Outra ajuda importante é fugir de ambientes nos quais as tentações estejam perigosamente disponíveis. “No caso de quem deseja parar de fumar, por exemplo, a pessoa pode se ajudar eliminando situações que funcionam como gatilho, como o cafezinho”, orienta a psicóloga Ana Rossi. “Enfim, modificando hábitos e comportamentos”, ensina.
Da Universidade de Miami (EUA), onde trabalha como professor, o brasileiro Juliano Laran dá ainda outra recomendação vital para fazer crescer o autocontrole: a diversão. Ele chegou a essa conclusão após realizar um experimento no qual observou que os indivíduos com maior capacidade de se controlar encaravam as situações nas quais eram obrigados a se conter mais como uma oportunidade de diversão do que de chateação. “As pessoas tendem a acreditar que exercer o autocontrole é algo que dá trabalho”, explicou à ISTOÉ. “O problema é que, se interpretamos dessa forma, depois que terminamos de usá-lo queremos nos divertir”, disse. Ou seja, a busca por uma recompensa pelo esforço permanece. Porém, quando se inverte o pensamento, essa necessidade deixa de existir. “A diversão muda a percepção do esforço que estamos fazendo e não sentimos mais como se depois devêssemos relaxar e nos divertir, comendo e bebendo demais, por exemplo.”
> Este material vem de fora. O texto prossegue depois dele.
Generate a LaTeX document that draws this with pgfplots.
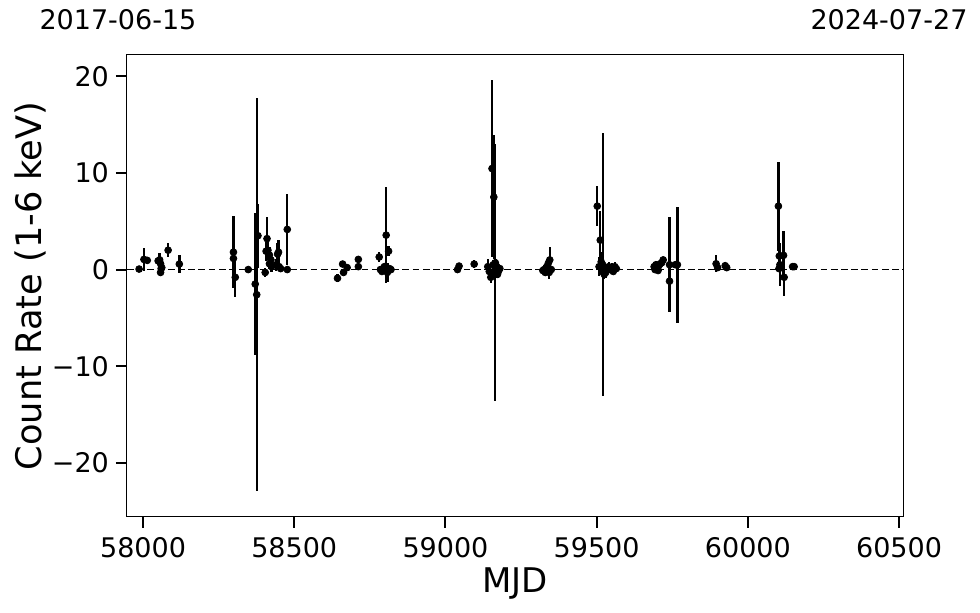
\documentclass[border=0pt]{standalone}
\usepackage{fontspec}
\setmainfont{DejaVu Sans}
\usepackage{pgfplots}
\usepackage{pgfplotstable}
\pgfplotsset{compat=1.18}
\pgfplotstableread{
x y ey
57987 0.05 0.2
58003 1.05 1.15
58014 0.95 0.25
58050 0.9 0.4
58055 1.0 0.7
58058 0.6 0.3
58060 0.1 0.3
58058 -0.3 0.4
58062 0.2 0.3
58083 2.0 0.7
58120 0.57 0.9
58299 1.8 3.7
58299 1.15 0.5
58305 -0.8 2.0
58348 0.0 0.2
58371 -1.5 7.3
58376 -2.6 20.3
58380 3.5 3.3
58404 -0.3 0.5
58407 1.9 1.0
58410 3.2 2.2
58413 2.0 1.0
58418 1.5 0.8
58423 1.0 0.6
58425 0.3 0.6
58418 0.6 0.5
58440 0.5 0.6
58445 1.6 1.1
58448 1.8 1.3
58450 0.3 0.5
58455 0.1 0.4
58477 4.15 3.7
58477 0.0 0.2
58643 -0.9 0.4
58660 0.57 0.2
58663 -0.3 0.3
58675 0.2 0.2
58712 1.05 0.2
58712 0.3 0.2
58781 1.3 0.5
58785 0.0 0.2
58790 -0.2 0.3
58795 0.1 0.3
58798 0.3 0.2
58800 0.2 0.3
58804 3.56 5.0
58806 0.0 0.5
58808 -0.3 1.0
58812 1.9 0.5
58815 0.1 0.2
58820 0.0 0.2
59040 0.0 0.2
59045 0.36 0.2
59095 0.57 0.4
59140 0.3 0.8
59145 -0.2 0.4
59150 -0.8 0.6
59154 10.45 9.2
59158 0.5 0.5
59160 7.5 6.4
59163 -0.3 13.3
59165 0.7 0.4
59168 0.0 0.5
59170 0.3 0.4
59172 -0.5 0.4
59175 -0.2 0.4
59180 0.1 0.3
59322 -0.1 0.2
59326 0.0 0.5
59330 -0.3 0.4
59335 0.3 0.6
59340 0.65 0.5
59343 -0.3 0.7
59345 1.0 1.3
59350 0.0 0.3
59502 6.56 2.1
59508 0.3 1.0
59512 3.05 3.0
59515 0.8 1.0
59518 -0.2 0.5
59520 0.5 13.6
59525 -0.5 0.5
59530 -0.3 0.6
59535 0.1 0.4
59540 0.3 0.5
59545 0.0 0.4
59550 0.2 0.5
59555 -0.2 0.3
59560 0.3 0.5
59565 0.1 0.4
59690 0.3 0.2
59693 0.0 0.2
59696 0.5 0.2
59700 0.2 0.3
59703 -0.1 0.3
59706 0.4 0.2
59710 0.6 0.3
59715 0.7 0.3
59720 1.0 0.3
59741 0.5 4.9
59741 -1.2 0.3
59760 0.5 0.3
59767 0.5 6.0
59895 0.6 0.9
59900 0.2 0.3
59925 0.4 0.3
59930 0.2 0.3
60101 6.56 4.6
60103 0.1 0.3
60104 1.4 1.3
60106 0.5 2.2
60118 1.47 2.5
60120 -0.8 1.9
60148 0.3 0.2
60153 0.3 0.2
}\datatable
\pgfplotstableread{
x y
57947 0
60513 0
}\zeroline
\begin{document}
\begin{tikzpicture}
\useasboundingbox (-63.5pt,-48pt) rectangle (426.5pt,258.5pt);
\begin{axis}[
  at={(0,0)}, anchor=south west,
  scale only axis, width=388pt, height=231pt,
  xmin=57947, xmax=60513, ymin=-25.6, ymax=22.2,
  scaled x ticks=false, scaled y ticks=false,
  axis line style={line width=0.5pt},
  xtick={58000,58500,59000,59500,60000,60500},
  xticklabels={58000,58500,59000,59500,60000,60500},
  ytick={-20,-10,0,10,20},
  yticklabels={−20,−10,0,10,20},
  xtick pos=left, ytick pos=left,
  tick align=outside,
  major tick length=5.5pt,
  every tick/.style={black, line width=1pt},
  minor tick num=0,
  tick label style={font=\fontsize{13.5}{16}\selectfont},
  xticklabel style={yshift=-1pt},
  xlabel={MJD},
  ylabel={Count Rate (1-6 keV)},
  xlabel style={font=\fontsize{17}{20}\selectfont, at={(axis description cs:0.5,-0.1429)}, anchor=center},
  ylabel style={font=\fontsize{17.6}{20}\selectfont, at={(axis description cs:-0.125,0.5)}, anchor=center},
  clip=true,
]
\addplot[black, line width=0.9pt, dash pattern=on 3.4pt off 1.7pt] table[x=x,y=y] {\zeroline};
\addplot[only marks, mark=*, mark size=1.7pt, black,
  error bars/.cd, y dir=both, y explicit, error mark=none,
  error bar style={line width=1.2pt, black}]
  table[x=x, y=y, y error=ey] {\datatable};
\end{axis}
\node[font=\fontsize{13.5}{16}\selectfont, anchor=center] at (-4.5pt,248.5pt) {2017-06-15};
\node[font=\fontsize{13.5}{16}\selectfont, anchor=center] at (381pt,248.5pt) {2024-07-27};
\end{tikzpicture}
\end{document}
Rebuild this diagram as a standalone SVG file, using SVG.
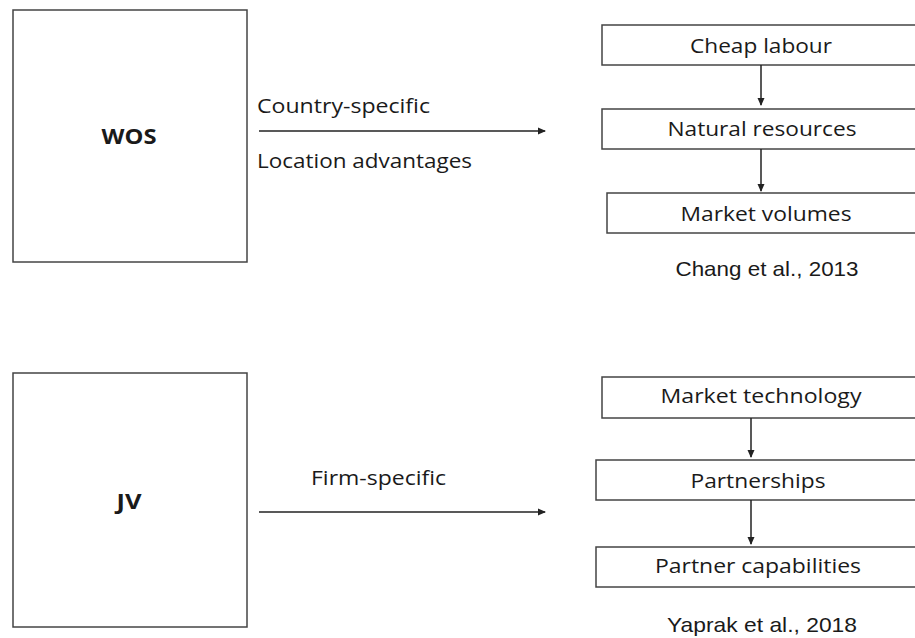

Quanto mais gente adotar essas lições, melhor. Isso porque, de acordo com uma pesquisa realizada na University of Georgia (EUA), o autocontrole é contagioso. “Observar outras pessoas conseguindo manter o controle, a força de vontade, a motivação, faz o indivíduo querer fazer o mesmo”, disse à ISTOÉ Michelle vanDellen, autora do estudo, o primeiro do gênero, publicado na revista científica “Personality and Social Psychology Bulletin”. O fenômeno ocorre basicamente porque as pessoas tendem a imitar o comportamento de quem está ao redor. “Pensar em alguém que tem autocontrole para se exercitar todos os dias pode fazer você ficar mais comprometido com suas metas financeiras.”